At the end of the day, I just kind of hope for the ship to be less of a mere tool for credits, and more like the proper 'home away from home' it seems it's supposed to be. Our pilots basically live in their ships, as does the crew we hire...yet it doesn't quite feel like it.
 
I think there are two types of mindsets in players, players who try to maximize every second and hurry rush rush for that shinny carrot dangling, and the second are players who soak in their game time and go about doing things at a casual pace, knowing all those shinny carrots dangling will come in time.

The first is annoyed by long distances, interactions with menus and procedures, and consider that mundane and unnecessary. The second enjoys the aesthetics, the surroundings, and the effort put into the fine details of the game. If my mindset of my game time is like the first, I don't enjoy it, the game feels like a chore, like work, and when the rewards that are earned come, I don't feel it was worth the effort, and I usually burn out quick.

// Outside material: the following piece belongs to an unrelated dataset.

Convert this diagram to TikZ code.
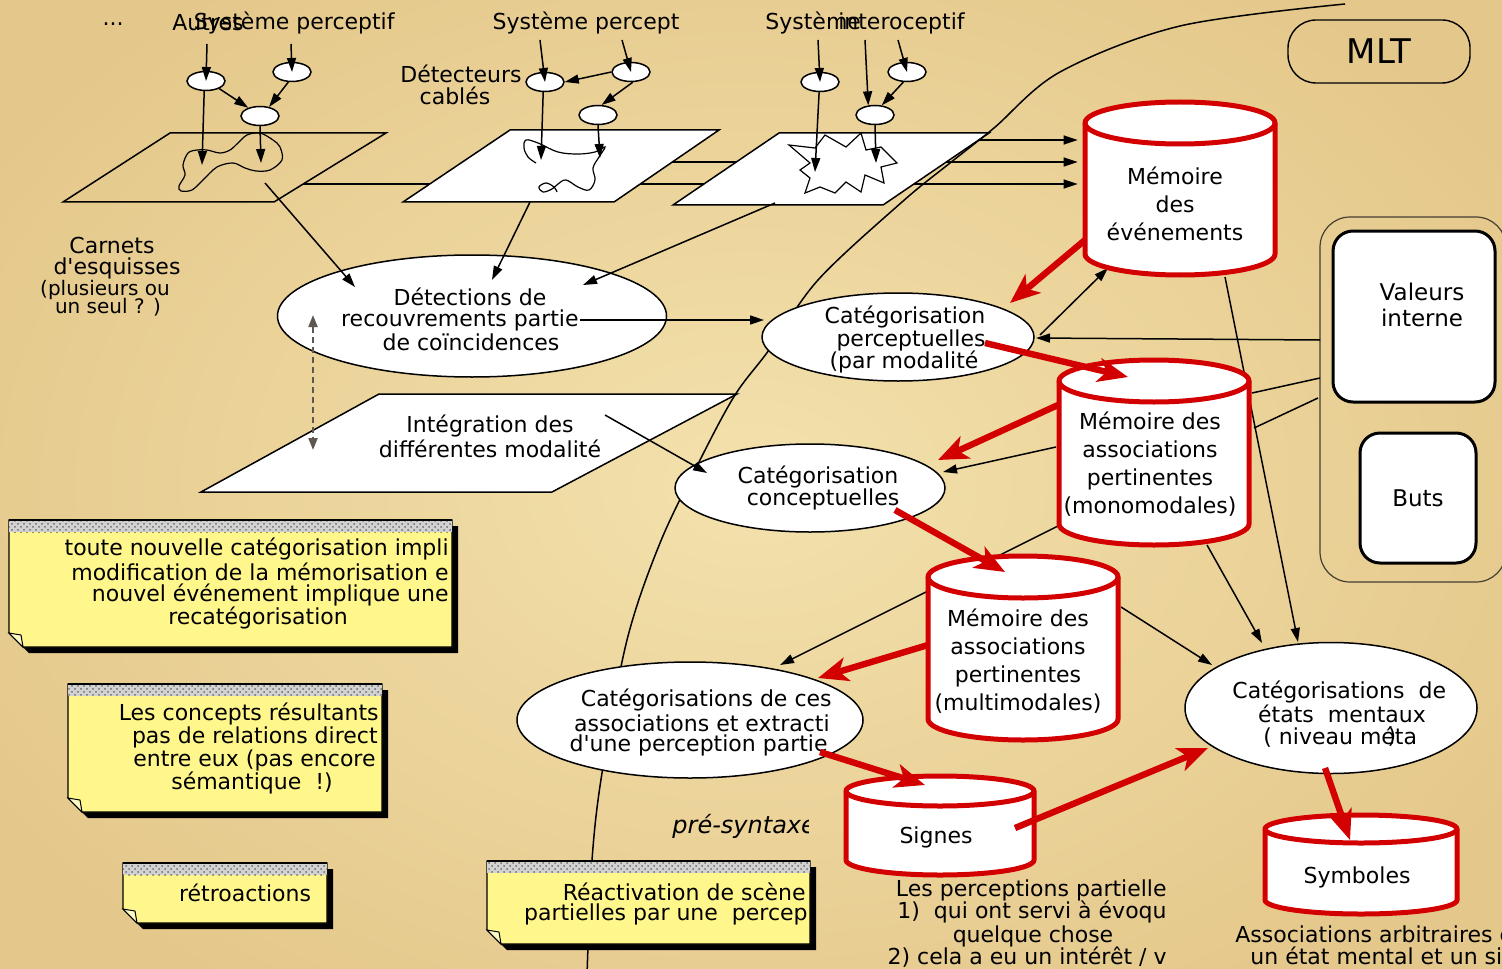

Stuff like ship interiors makes my imagination sink deeper into the game environment, adding to the experience. My game time is the momentary escape from the real life mundane, and the unnecessary insanity of the world.

Wow that got way deeper than I thought it would. 🤔 :)
 
There could be a lot of gameplay and NPC interaction if they would finish the flight deck or bridge. Instead of using menus to tell your crew to go take the SLF and run escort or take a hike, you could turn and look at them (while they're sitting in those seats FDev so carefully modeled); or stand up and walk up to them and dialog with them. If they would simply animate the bridge and allow us to get out of the captain's chair, there is a lot of potential. Currently you are your ship (like most space flight games - until recently).